§ EXERCISE DESCRIPTION: Copy out every line exactly, passing over the pictures.

§ DATA SHOWN:
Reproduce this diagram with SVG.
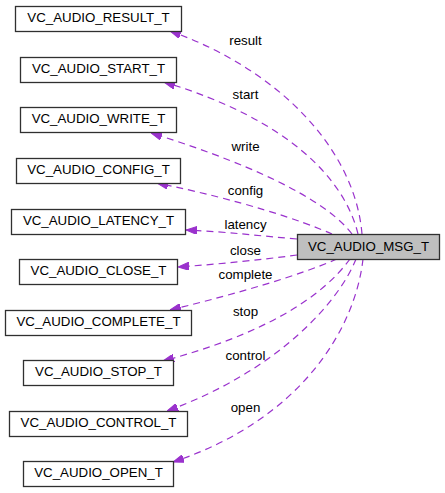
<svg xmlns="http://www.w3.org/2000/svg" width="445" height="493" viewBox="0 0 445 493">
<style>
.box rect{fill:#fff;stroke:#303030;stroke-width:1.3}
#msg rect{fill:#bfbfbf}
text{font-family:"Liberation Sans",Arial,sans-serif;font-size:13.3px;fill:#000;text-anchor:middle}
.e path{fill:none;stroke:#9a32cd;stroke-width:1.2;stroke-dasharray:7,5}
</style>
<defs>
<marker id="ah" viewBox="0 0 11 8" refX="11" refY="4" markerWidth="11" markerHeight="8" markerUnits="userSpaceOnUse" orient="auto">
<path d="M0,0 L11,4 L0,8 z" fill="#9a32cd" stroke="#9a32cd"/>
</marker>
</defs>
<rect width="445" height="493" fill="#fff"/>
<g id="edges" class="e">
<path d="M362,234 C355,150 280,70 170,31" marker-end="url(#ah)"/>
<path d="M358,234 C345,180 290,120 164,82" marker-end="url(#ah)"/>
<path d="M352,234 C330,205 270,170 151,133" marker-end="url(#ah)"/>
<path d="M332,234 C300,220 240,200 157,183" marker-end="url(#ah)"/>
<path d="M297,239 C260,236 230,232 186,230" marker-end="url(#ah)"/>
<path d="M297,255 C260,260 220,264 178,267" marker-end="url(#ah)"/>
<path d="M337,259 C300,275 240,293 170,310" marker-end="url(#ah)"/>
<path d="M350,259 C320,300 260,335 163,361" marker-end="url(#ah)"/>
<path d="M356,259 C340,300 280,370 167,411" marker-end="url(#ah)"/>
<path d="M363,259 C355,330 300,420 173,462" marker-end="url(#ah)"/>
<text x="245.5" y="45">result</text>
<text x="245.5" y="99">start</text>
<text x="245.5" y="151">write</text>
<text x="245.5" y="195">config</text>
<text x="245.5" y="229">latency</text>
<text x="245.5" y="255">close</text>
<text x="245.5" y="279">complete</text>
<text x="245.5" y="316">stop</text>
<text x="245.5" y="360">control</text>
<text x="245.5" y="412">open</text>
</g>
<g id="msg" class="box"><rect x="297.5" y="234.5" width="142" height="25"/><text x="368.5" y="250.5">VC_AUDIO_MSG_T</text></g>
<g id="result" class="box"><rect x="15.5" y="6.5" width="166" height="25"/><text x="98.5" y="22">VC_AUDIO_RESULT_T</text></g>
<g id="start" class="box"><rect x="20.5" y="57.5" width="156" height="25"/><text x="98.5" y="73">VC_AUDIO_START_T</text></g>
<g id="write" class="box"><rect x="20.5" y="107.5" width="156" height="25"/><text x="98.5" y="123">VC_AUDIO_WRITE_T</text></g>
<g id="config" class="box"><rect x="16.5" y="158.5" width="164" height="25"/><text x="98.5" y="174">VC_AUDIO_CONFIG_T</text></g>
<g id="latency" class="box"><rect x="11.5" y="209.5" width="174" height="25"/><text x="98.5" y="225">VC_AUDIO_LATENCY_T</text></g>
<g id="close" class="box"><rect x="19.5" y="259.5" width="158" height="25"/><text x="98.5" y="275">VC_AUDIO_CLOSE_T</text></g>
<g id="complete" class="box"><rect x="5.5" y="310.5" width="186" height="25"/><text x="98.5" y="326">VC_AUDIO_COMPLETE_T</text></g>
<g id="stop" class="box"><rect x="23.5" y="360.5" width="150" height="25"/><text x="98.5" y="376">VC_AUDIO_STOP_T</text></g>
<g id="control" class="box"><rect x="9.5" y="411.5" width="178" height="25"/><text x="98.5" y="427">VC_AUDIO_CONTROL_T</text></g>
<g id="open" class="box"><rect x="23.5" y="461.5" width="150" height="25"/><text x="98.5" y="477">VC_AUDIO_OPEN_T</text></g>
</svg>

§ SOLUTION TO THIS EXERCISE:
Reproduce this diagram with SVG.
<svg xmlns="http://www.w3.org/2000/svg" width="445" height="493" viewBox="0 0 445 493">
<style>
.box rect{fill:#fff;stroke:#303030;stroke-width:1.3}
#msg rect{fill:#bfbfbf}
text{font-family:"Liberation Sans",Arial,sans-serif;font-size:13.3px;fill:#000;text-anchor:middle}
.e path{fill:none;stroke:#9a32cd;stroke-width:1.2;stroke-dasharray:7,5}
</style>
<defs>
<marker id="ah" viewBox="0 0 11 8" refX="11" refY="4" markerWidth="11" markerHeight="8" markerUnits="userSpaceOnUse" orient="auto">
<path d="M0,0 L11,4 L0,8 z" fill="#9a32cd" stroke="#9a32cd"/>
</marker>
</defs>
<rect width="445" height="493" fill="#fff"/>
<g id="edges" class="e">
<path d="M362,234 C355,150 280,70 170,31" marker-end="url(#ah)"/>
<path d="M358,234 C345,180 290,120 164,82" marker-end="url(#ah)"/>
<path d="M352,234 C330,205 270,170 151,133" marker-end="url(#ah)"/>
<path d="M332,234 C300,220 240,200 157,183" marker-end="url(#ah)"/>
<path d="M297,239 C260,236 230,232 186,230" marker-end="url(#ah)"/>
<path d="M297,255 C260,260 220,264 178,267" marker-end="url(#ah)"/>
<path d="M337,259 C300,275 240,293 170,310" marker-end="url(#ah)"/>
<path d="M350,259 C320,300 260,335 163,361" marker-end="url(#ah)"/>
<path d="M356,259 C340,300 280,370 167,411" marker-end="url(#ah)"/>
<path d="M363,259 C355,330 300,420 173,462" marker-end="url(#ah)"/>
<text x="245.5" y="45">result</text>
<text x="245.5" y="99">start</text>
<text x="245.5" y="151">write</text>
<text x="245.5" y="195">config</text>
<text x="245.5" y="229">latency</text>
<text x="245.5" y="255">close</text>
<text x="245.5" y="279">complete</text>
<text x="245.5" y="316">stop</text>
<text x="245.5" y="360">control</text>
<text x="245.5" y="412">open</text>
</g>
<g id="msg" class="box"><rect x="297.5" y="234.5" width="142" height="25"/><text x="368.5" y="250.5">VC_AUDIO_MSG_T</text></g>
<g id="result" class="box"><rect x="15.5" y="6.5" width="166" height="25"/><text x="98.5" y="22">VC_AUDIO_RESULT_T</text></g>
<g id="start" class="box"><rect x="20.5" y="57.5" width="156" height="25"/><text x="98.5" y="73">VC_AUDIO_START_T</text></g>
<g id="write" class="box"><rect x="20.5" y="107.5" width="156" height="25"/><text x="98.5" y="123">VC_AUDIO_WRITE_T</text></g>
<g id="config" class="box"><rect x="16.5" y="158.5" width="164" height="25"/><text x="98.5" y="174">VC_AUDIO_CONFIG_T</text></g>
<g id="latency" class="box"><rect x="11.5" y="209.5" width="174" height="25"/><text x="98.5" y="225">VC_AUDIO_LATENCY_T</text></g>
<g id="close" class="box"><rect x="19.5" y="259.5" width="158" height="25"/><text x="98.5" y="275">VC_AUDIO_CLOSE_T</text></g>
<g id="complete" class="box"><rect x="5.5" y="310.5" width="186" height="25"/><text x="98.5" y="326">VC_AUDIO_COMPLETE_T</text></g>
<g id="stop" class="box"><rect x="23.5" y="360.5" width="150" height="25"/><text x="98.5" y="376">VC_AUDIO_STOP_T</text></g>
<g id="control" class="box"><rect x="9.5" y="411.5" width="178" height="25"/><text x="98.5" y="427">VC_AUDIO_CONTROL_T</text></g>
<g id="open" class="box"><rect x="23.5" y="461.5" width="150" height="25"/><text x="98.5" y="477">VC_AUDIO_OPEN_T</text></g>
</svg>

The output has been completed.